Work required: Exactly as written, quote every line that follows, skipping the images.

=-=-=-=-=

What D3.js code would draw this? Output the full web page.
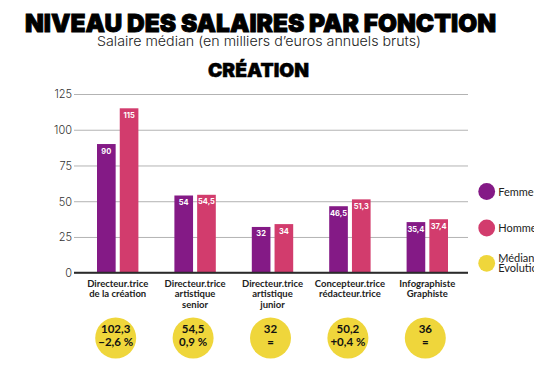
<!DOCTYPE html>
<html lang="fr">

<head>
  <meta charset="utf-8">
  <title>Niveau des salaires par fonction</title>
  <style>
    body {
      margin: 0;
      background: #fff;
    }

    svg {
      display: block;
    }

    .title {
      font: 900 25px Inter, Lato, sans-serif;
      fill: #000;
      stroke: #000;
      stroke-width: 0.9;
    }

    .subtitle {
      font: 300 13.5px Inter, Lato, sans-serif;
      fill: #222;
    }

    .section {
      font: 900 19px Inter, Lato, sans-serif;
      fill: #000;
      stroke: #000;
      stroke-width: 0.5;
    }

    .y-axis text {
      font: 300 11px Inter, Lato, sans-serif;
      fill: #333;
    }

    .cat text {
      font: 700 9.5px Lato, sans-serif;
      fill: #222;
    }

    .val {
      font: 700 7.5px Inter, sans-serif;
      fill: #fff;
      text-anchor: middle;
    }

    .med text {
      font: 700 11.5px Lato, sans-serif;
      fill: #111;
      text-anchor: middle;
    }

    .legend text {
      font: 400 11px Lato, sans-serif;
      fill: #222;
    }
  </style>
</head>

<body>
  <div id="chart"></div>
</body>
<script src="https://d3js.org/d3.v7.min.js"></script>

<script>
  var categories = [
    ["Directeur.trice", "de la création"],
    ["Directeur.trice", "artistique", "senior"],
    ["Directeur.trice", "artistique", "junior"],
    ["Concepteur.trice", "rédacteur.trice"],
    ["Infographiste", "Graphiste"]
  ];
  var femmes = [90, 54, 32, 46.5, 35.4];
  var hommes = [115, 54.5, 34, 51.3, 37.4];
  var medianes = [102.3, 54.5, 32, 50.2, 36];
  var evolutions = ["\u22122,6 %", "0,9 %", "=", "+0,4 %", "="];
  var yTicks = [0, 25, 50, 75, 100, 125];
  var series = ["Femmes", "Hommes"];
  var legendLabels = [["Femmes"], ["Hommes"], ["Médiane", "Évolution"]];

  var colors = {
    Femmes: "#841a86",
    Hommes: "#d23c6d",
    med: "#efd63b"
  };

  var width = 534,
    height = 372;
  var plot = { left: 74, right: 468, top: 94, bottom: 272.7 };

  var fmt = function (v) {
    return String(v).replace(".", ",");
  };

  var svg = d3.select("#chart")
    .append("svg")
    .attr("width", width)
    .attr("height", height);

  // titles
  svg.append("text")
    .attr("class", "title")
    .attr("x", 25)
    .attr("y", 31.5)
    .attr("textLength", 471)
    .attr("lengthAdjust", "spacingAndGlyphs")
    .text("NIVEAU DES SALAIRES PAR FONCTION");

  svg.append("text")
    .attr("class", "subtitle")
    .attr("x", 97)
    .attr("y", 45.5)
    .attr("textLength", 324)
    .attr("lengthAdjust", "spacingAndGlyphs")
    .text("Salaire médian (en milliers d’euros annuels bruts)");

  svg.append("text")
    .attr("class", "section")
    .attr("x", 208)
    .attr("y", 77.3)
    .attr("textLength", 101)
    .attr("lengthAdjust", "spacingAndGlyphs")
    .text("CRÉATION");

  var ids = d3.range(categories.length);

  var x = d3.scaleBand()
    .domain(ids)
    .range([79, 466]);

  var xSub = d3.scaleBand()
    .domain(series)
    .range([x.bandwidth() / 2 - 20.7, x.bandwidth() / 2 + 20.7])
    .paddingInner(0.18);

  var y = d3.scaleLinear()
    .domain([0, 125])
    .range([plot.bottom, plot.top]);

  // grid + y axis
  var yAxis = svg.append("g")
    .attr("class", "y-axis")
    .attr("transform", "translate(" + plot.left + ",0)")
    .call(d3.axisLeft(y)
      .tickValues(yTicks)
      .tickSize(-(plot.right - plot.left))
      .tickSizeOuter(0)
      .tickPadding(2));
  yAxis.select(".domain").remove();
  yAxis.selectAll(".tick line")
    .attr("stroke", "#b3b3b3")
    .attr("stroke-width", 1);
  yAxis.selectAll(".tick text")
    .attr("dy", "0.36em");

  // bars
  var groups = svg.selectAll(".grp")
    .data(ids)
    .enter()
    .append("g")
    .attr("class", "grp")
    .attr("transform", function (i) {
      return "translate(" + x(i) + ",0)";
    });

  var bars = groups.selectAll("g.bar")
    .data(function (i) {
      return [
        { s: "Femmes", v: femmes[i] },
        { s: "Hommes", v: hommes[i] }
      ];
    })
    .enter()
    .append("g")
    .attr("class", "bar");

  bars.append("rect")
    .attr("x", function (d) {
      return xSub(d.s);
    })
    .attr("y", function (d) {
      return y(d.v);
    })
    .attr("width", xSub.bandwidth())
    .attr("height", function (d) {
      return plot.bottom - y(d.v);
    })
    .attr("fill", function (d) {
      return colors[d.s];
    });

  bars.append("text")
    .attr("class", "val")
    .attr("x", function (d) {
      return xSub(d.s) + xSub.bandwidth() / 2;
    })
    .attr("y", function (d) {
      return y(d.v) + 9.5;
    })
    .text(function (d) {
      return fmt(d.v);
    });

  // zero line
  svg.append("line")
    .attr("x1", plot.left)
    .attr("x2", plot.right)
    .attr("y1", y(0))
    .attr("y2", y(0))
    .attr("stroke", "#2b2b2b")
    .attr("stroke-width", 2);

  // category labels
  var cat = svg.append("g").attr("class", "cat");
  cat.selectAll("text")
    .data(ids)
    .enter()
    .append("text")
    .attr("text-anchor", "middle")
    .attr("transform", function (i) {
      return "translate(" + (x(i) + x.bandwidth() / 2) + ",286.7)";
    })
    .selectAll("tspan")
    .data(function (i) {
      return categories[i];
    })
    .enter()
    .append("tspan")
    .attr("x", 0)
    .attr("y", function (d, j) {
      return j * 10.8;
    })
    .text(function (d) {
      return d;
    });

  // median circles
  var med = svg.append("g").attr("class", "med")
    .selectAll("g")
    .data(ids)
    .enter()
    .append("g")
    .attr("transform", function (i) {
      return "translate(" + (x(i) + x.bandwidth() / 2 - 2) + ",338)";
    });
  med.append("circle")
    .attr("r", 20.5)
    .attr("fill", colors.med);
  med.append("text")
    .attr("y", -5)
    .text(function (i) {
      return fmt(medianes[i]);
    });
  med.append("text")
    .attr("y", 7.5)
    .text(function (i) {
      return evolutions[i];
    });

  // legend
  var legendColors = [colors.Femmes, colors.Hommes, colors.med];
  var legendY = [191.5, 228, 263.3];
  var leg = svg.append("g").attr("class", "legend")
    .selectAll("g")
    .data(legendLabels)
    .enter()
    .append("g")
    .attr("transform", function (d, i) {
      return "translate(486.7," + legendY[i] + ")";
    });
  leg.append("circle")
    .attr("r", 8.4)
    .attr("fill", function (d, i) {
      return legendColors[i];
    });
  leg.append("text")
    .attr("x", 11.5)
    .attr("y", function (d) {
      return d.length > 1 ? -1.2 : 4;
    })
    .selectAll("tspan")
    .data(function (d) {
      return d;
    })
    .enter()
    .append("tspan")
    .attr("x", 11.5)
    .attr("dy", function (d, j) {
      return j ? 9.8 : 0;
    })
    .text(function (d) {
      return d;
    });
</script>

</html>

=-=-=-=-=

Output for this task:
What D3.js code would draw this? Output the full web page.
<!DOCTYPE html>
<html lang="fr">

<head>
  <meta charset="utf-8">
  <title>Niveau des salaires par fonction</title>
  <style>
    body {
      margin: 0;
      background: #fff;
    }

    svg {
      display: block;
    }

    .title {
      font: 900 25px Inter, Lato, sans-serif;
      fill: #000;
      stroke: #000;
      stroke-width: 0.9;
    }

    .subtitle {
      font: 300 13.5px Inter, Lato, sans-serif;
      fill: #222;
    }

    .section {
      font: 900 19px Inter, Lato, sans-serif;
      fill: #000;
      stroke: #000;
      stroke-width: 0.5;
    }

    .y-axis text {
      font: 300 11px Inter, Lato, sans-serif;
      fill: #333;
    }

    .cat text {
      font: 700 9.5px Lato, sans-serif;
      fill: #222;
    }

    .val {
      font: 700 7.5px Inter, sans-serif;
      fill: #fff;
      text-anchor: middle;
    }

    .med text {
      font: 700 11.5px Lato, sans-serif;
      fill: #111;
      text-anchor: middle;
    }

    .legend text {
      font: 400 11px Lato, sans-serif;
      fill: #222;
    }
  </style>
</head>

<body>
  <div id="chart"></div>
</body>
<script src="https://d3js.org/d3.v7.min.js"></script>

<script>
  var categories = [
    ["Directeur.trice", "de la création"],
    ["Directeur.trice", "artistique", "senior"],
    ["Directeur.trice", "artistique", "junior"],
    ["Concepteur.trice", "rédacteur.trice"],
    ["Infographiste", "Graphiste"]
  ];
  var femmes = [90, 54, 32, 46.5, 35.4];
  var hommes = [115, 54.5, 34, 51.3, 37.4];
  var medianes = [102.3, 54.5, 32, 50.2, 36];
  var evolutions = ["\u22122,6 %", "0,9 %", "=", "+0,4 %", "="];
  var yTicks = [0, 25, 50, 75, 100, 125];
  var series = ["Femmes", "Hommes"];
  var legendLabels = [["Femmes"], ["Hommes"], ["Médiane", "Évolution"]];

  var colors = {
    Femmes: "#841a86",
    Hommes: "#d23c6d",
    med: "#efd63b"
  };

  var width = 534,
    height = 372;
  var plot = { left: 74, right: 468, top: 94, bottom: 272.7 };

  var fmt = function (v) {
    return String(v).replace(".", ",");
  };

  var svg = d3.select("#chart")
    .append("svg")
    .attr("width", width)
    .attr("height", height);

  // titles
  svg.append("text")
    .attr("class", "title")
    .attr("x", 25)
    .attr("y", 31.5)
    .attr("textLength", 471)
    .attr("lengthAdjust", "spacingAndGlyphs")
    .text("NIVEAU DES SALAIRES PAR FONCTION");

  svg.append("text")
    .attr("class", "subtitle")
    .attr("x", 97)
    .attr("y", 45.5)
    .attr("textLength", 324)
    .attr("lengthAdjust", "spacingAndGlyphs")
    .text("Salaire médian (en milliers d’euros annuels bruts)");

  svg.append("text")
    .attr("class", "section")
    .attr("x", 208)
    .attr("y", 77.3)
    .attr("textLength", 101)
    .attr("lengthAdjust", "spacingAndGlyphs")
    .text("CRÉATION");

  var ids = d3.range(categories.length);

  var x = d3.scaleBand()
    .domain(ids)
    .range([79, 466]);

  var xSub = d3.scaleBand()
    .domain(series)
    .range([x.bandwidth() / 2 - 20.7, x.bandwidth() / 2 + 20.7])
    .paddingInner(0.18);

  var y = d3.scaleLinear()
    .domain([0, 125])
    .range([plot.bottom, plot.top]);

  // grid + y axis
  var yAxis = svg.append("g")
    .attr("class", "y-axis")
    .attr("transform", "translate(" + plot.left + ",0)")
    .call(d3.axisLeft(y)
      .tickValues(yTicks)
      .tickSize(-(plot.right - plot.left))
      .tickSizeOuter(0)
      .tickPadding(2));
  yAxis.select(".domain").remove();
  yAxis.selectAll(".tick line")
    .attr("stroke", "#b3b3b3")
    .attr("stroke-width", 1);
  yAxis.selectAll(".tick text")
    .attr("dy", "0.36em");

  // bars
  var groups = svg.selectAll(".grp")
    .data(ids)
    .enter()
    .append("g")
    .attr("class", "grp")
    .attr("transform", function (i) {
      return "translate(" + x(i) + ",0)";
    });

  var bars = groups.selectAll("g.bar")
    .data(function (i) {
      return [
        { s: "Femmes", v: femmes[i] },
        { s: "Hommes", v: hommes[i] }
      ];
    })
    .enter()
    .append("g")
    .attr("class", "bar");

  bars.append("rect")
    .attr("x", function (d) {
      return xSub(d.s);
    })
    .attr("y", function (d) {
      return y(d.v);
    })
    .attr("width", xSub.bandwidth())
    .attr("height", function (d) {
      return plot.bottom - y(d.v);
    })
    .attr("fill", function (d) {
      return colors[d.s];
    });

  bars.append("text")
    .attr("class", "val")
    .attr("x", function (d) {
      return xSub(d.s) + xSub.bandwidth() / 2;
    })
    .attr("y", function (d) {
      return y(d.v) + 9.5;
    })
    .text(function (d) {
      return fmt(d.v);
    });

  // zero line
  svg.append("line")
    .attr("x1", plot.left)
    .attr("x2", plot.right)
    .attr("y1", y(0))
    .attr("y2", y(0))
    .attr("stroke", "#2b2b2b")
    .attr("stroke-width", 2);

  // category labels
  var cat = svg.append("g").attr("class", "cat");
  cat.selectAll("text")
    .data(ids)
    .enter()
    .append("text")
    .attr("text-anchor", "middle")
    .attr("transform", function (i) {
      return "translate(" + (x(i) + x.bandwidth() / 2) + ",286.7)";
    })
    .selectAll("tspan")
    .data(function (i) {
      return categories[i];
    })
    .enter()
    .append("tspan")
    .attr("x", 0)
    .attr("y", function (d, j) {
      return j * 10.8;
    })
    .text(function (d) {
      return d;
    });

  // median circles
  var med = svg.append("g").attr("class", "med")
    .selectAll("g")
    .data(ids)
    .enter()
    .append("g")
    .attr("transform", function (i) {
      return "translate(" + (x(i) + x.bandwidth() / 2 - 2) + ",338)";
    });
  med.append("circle")
    .attr("r", 20.5)
    .attr("fill", colors.med);
  med.append("text")
    .attr("y", -5)
    .text(function (i) {
      return fmt(medianes[i]);
    });
  med.append("text")
    .attr("y", 7.5)
    .text(function (i) {
      return evolutions[i];
    });

  // legend
  var legendColors = [colors.Femmes, colors.Hommes, colors.med];
  var legendY = [191.5, 228, 263.3];
  var leg = svg.append("g").attr("class", "legend")
    .selectAll("g")
    .data(legendLabels)
    .enter()
    .append("g")
    .attr("transform", function (d, i) {
      return "translate(486.7," + legendY[i] + ")";
    });
  leg.append("circle")
    .attr("r", 8.4)
    .attr("fill", function (d, i) {
      return legendColors[i];
    });
  leg.append("text")
    .attr("x", 11.5)
    .attr("y", function (d) {
      return d.length > 1 ? -1.2 : 4;
    })
    .selectAll("tspan")
    .data(function (d) {
      return d;
    })
    .enter()
    .append("tspan")
    .attr("x", 11.5)
    .attr("dy", function (d, j) {
      return j ? 9.8 : 0;
    })
    .text(function (d) {
      return d;
    });
</script>

</html>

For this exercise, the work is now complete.